* MATERIAL
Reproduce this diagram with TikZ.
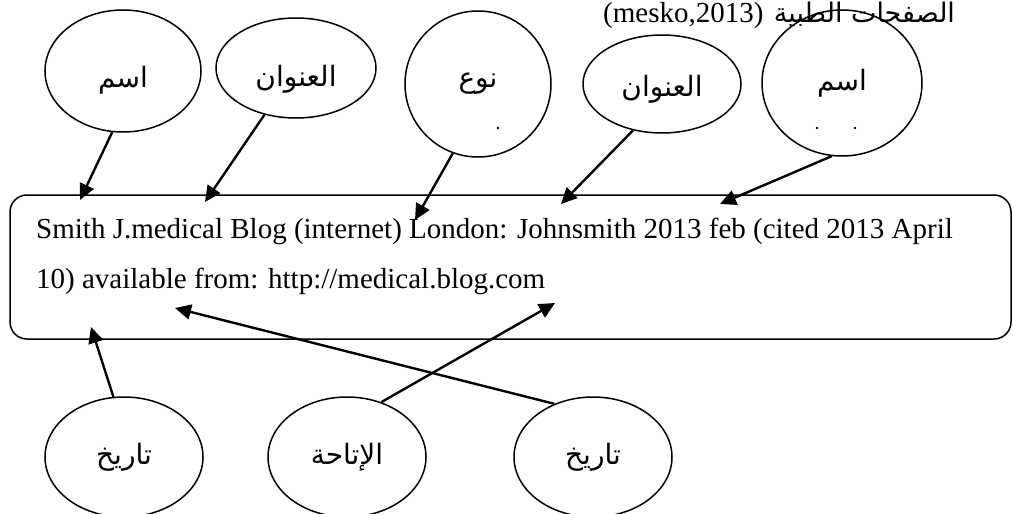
\documentclass[tikz,border=0pt]{standalone}
\usepackage{fontspec}
\setmainfont{Liberation Serif}
\newfontfamily\arabicfont[Script=Arabic]{DejaVu Sans}
\TeXXeTstate=1
\usetikzlibrary{shapes.geometric,arrows.meta,positioning}

\newcommand{\ar}[1]{{\arabicfont\beginR #1\endR}}

\tikzset{
  bubble/.style={draw, ellipse, line width=1.5pt, inner sep=0pt},
  bubbletext/.style={font=\fontsize{28}{32}\selectfont, inner sep=0pt},
  citebox/.style={draw, rounded corners=17pt, line width=1.5pt, inner sep=0pt},
  pointer/.style={-{Triangle[length=16pt,width=15pt]}, line width=2.4pt},
  reftext/.style={anchor=base west, inner sep=0pt, font=\fontsize{29}{35}\selectfont},
}

\begin{document}
\begin{tikzpicture}[x=1pt,y=-1pt]
  % Frame
  \clip (0,0) rectangle (1013,514);

  % Header
  \node[reftext] (mesko) at (603,22) {(mesko,2013)};
  \node[reftext, font=\fontsize{27}{30}\selectfont] (source) at ([xshift=10pt]mesko.base east) {\ar{الصفحات الطبية}};

  % Citation box
  \node[citebox, minimum width=1001pt, minimum height=144pt] (cite) at (510.5,267) {};
  \node[reftext] (line1) at (36,238) {Smith J.medical Blog (internet) London: Johnsmith 2013 feb (cited 2013 April};
  \node[reftext] (line2) at (36,288) {10) available from: http://medical.blog.com};

  % Top bubbles
  \foreach \n/\x/\y/\w/\h/\d/\t in {1/123/71/156/122/9/اسم, 2/296/68/160/100/11/العنوان,
      3/478/84/146/146/0/نوع, 4/662/84/158/98/5/العنوان, 5/842/83/160/146/0/اسم}
    \node[bubble, minimum width=\w, minimum height=\h,
          label={[bubbletext, yshift=-\d pt]center:\ar{\t}}] (e\n) at (\x,\y) {};

  % Cut-off second lines
  \fill (498,128) circle (1.3pt);
  \fill (817,128) circle (1.3pt);
  \fill (855,128) circle (1.3pt);

  % Bottom bubbles
  \foreach \n/\x/\t in {6/124/تاريخ, 7/347/الإتاحة, 8/593/تاريخ}
    \node[bubble, minimum width=158, minimum height=120,
          label={[bubbletext]center:\ar{\t}}] (e\n) at (\x,457) {};

  % Arrow tips
  \coordinate (t1) at (80,200);
  \coordinate (t2) at (205,202);
  \coordinate (t3) at (415,220);
  \coordinate (t4) at (561,204);
  \coordinate (t5) at (720,204);
  \coordinate (t6) at (91,327);
  \coordinate (t7) at (555,303);
  \coordinate (t8) at (175,308);

  % Pointers
  \draw[pointer] (e1.-100) -- (t1);
  \draw[pointer] (e2.-124) -- (t2);
  \draw[pointer] (e3.-110) -- (t3);
  \draw[pointer] (e4.-122) -- (t4);
  \draw[pointer] (e5.-98) -- (t5);
  \draw[pointer] (e6.100) -- (t6);
  \draw[pointer] (e7.58) -- (t7);
  \draw[pointer] (e8.126) -- (t8);
\end{tikzpicture}
\end{document}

* SET TASK
Reproduce the material above exactly, first line through the line that contains "(line2) at (36,288)", minus the pictures.

* COMPLETE OUTPUT
Reproduce this diagram with TikZ.
\documentclass[tikz,border=0pt]{standalone}
\usepackage{fontspec}
\setmainfont{Liberation Serif}
\newfontfamily\arabicfont[Script=Arabic]{DejaVu Sans}
\TeXXeTstate=1
\usetikzlibrary{shapes.geometric,arrows.meta,positioning}

\newcommand{\ar}[1]{{\arabicfont\beginR #1\endR}}

\tikzset{
  bubble/.style={draw, ellipse, line width=1.5pt, inner sep=0pt},
  bubbletext/.style={font=\fontsize{28}{32}\selectfont, inner sep=0pt},
  citebox/.style={draw, rounded corners=17pt, line width=1.5pt, inner sep=0pt},
  pointer/.style={-{Triangle[length=16pt,width=15pt]}, line width=2.4pt},
  reftext/.style={anchor=base west, inner sep=0pt, font=\fontsize{29}{35}\selectfont},
}

\begin{document}
\begin{tikzpicture}[x=1pt,y=-1pt]
  % Frame
  \clip (0,0) rectangle (1013,514);

  % Header
  \node[reftext] (mesko) at (603,22) {(mesko,2013)};
  \node[reftext, font=\fontsize{27}{30}\selectfont] (source) at ([xshift=10pt]mesko.base east) {\ar{الصفحات الطبية}};

  % Citation box
  \node[citebox, minimum width=1001pt, minimum height=144pt] (cite) at (510.5,267) {};
  \node[reftext] (line1) at (36,238) {Smith J.medical Blog (internet) London: Johnsmith 2013 feb (cited 2013 April};
  \node[reftext] (line2) at (36,288) {10) available from: http://medical.blog.com};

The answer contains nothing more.